Seeking to change the monotony of her surroundings, the star machine brought the heavens to earth through a projection of light. As the fake stars dramatically envelop the artist and her environment, the work sums up many of the concerns that drive her output and the show itself: the ways that realities are layered and imagined, and how photography is not simply about documenting and critiquing the world, but part of how we shape worlds within worlds.
A close-up view of one of Farah Al Qasimi’s compositions.
The works in Star Machine flicker between dark moments of disconnection and idyllic expressions of care, community and faith. Between these poles, Al Qasimi maps the traces of situations that simultaneously hold and punctuate our daily lives. Through a mixture of close-ups, mid-shots, and longshots, that at times almost completely dissolve the subject, the images position the viewer at an intimate distance as part of a general atmospheric disruption. In using photography, an inherently social medium, to seek out sensations of closeness when one is physically separated, Al Qasimi is mindful about showing that spiritual experience must not always be threatened by consumption; about how Neoliberalism’s individualisation of well-being need not run rampant; to show how images can be coping strategies; and that our big and small acts of self-making and transcendence can also be enabling mechanisms.
Farah Al Qasimi: Star Machine is curated by Rachel Ciesla, Lead Creative for the Simon Lee Foundation Institute of Contemporary Asian Art (SLF ICAA). It is supported by the Simon Lee Foundation and assisted by the Australian Government through the Australia Council for the Arts, the Australia-Japan Foundation and the AustraliaKorea Foundation of the Department of Foreign Affairs and Trade.
Al Qasimi lives and works in Brooklyn and Dubai. Recent solo exhibitions include General Behavior, Abu Dhabi Cultural Foundation (2022); Letters for Occasions, Esker Foundation, Calgary (2022) and Everywhere there is splendor, Contemporary Art Museum St. Louis (2021). She has presented a major commission Back and Forth Disco for the New York Public Art Fund (2020); and exhibited at the Pera Museum, Istanbul (2021); Les Rencontres d’Arles (2021); Yokohama Triennale (2020) and Lahore Biennale (2020).
Al Qasimi’s work is held in museum collections internationally, including the Solomon R. Guggenheim Museum, New York; Museum of Modern Art, New York; Guggenheim Abu Dhabi; Tate Modern, London; Museum of Contemporary Art, Chicago; Museu d’Art Contemporani de Barcelona; and The Art Gallery of Western Australia, Perth. She studied photography and music at Yale University in 2012 and received her MFA from the Yale School of Art in 2017.

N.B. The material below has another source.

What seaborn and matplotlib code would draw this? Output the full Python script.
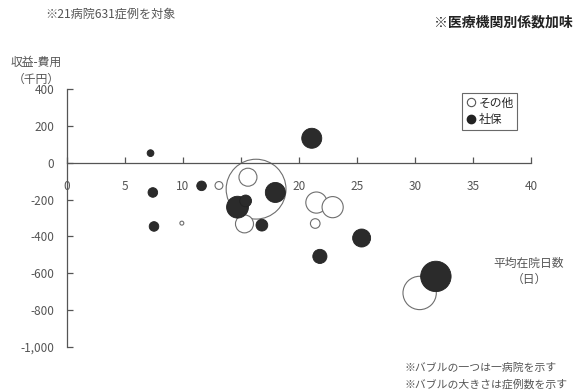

Situated in the heart of Perth’s cultural centre, AGWA houses the state art collection, Western Australia’s premier visual arts asset. It has a collection of works by Western Australian and First Nations artists. Founded in 1895, it occupies a precinct of three heritage buildings on the south-eastern corner of the Perth Cultural Centre, including the former Perth Police Courts. The main gallery opened in 1979 and is a Brutalist building by architect Charles Sierakowski. In 2021, AGWA completed a major redevelopment project returning the main gallery to its original Brutalist intent and opening a new rooftop level, design store and cafe. SLF ICAA is a major curatorial initiative of AGWA, established to enrich and deepen the gallery’s connections with contemporary art practices and cultural thinking in Asia and its diaspora communities.
It is integrated within AGWA and works with the gallery’s curatorial team to present works by new and established Asian artists, and foster the exchange of art and ideas in Western Australia and the wider region, in partnership with global institutional peers. In partnership with the Simon Lee Foundation, SLF ICAA supports the careers of inspirational, ground-breaking contemporary Asian artists through acquisitions, exhibitions and digital projects, alongside residencies and cultural exchange programmes.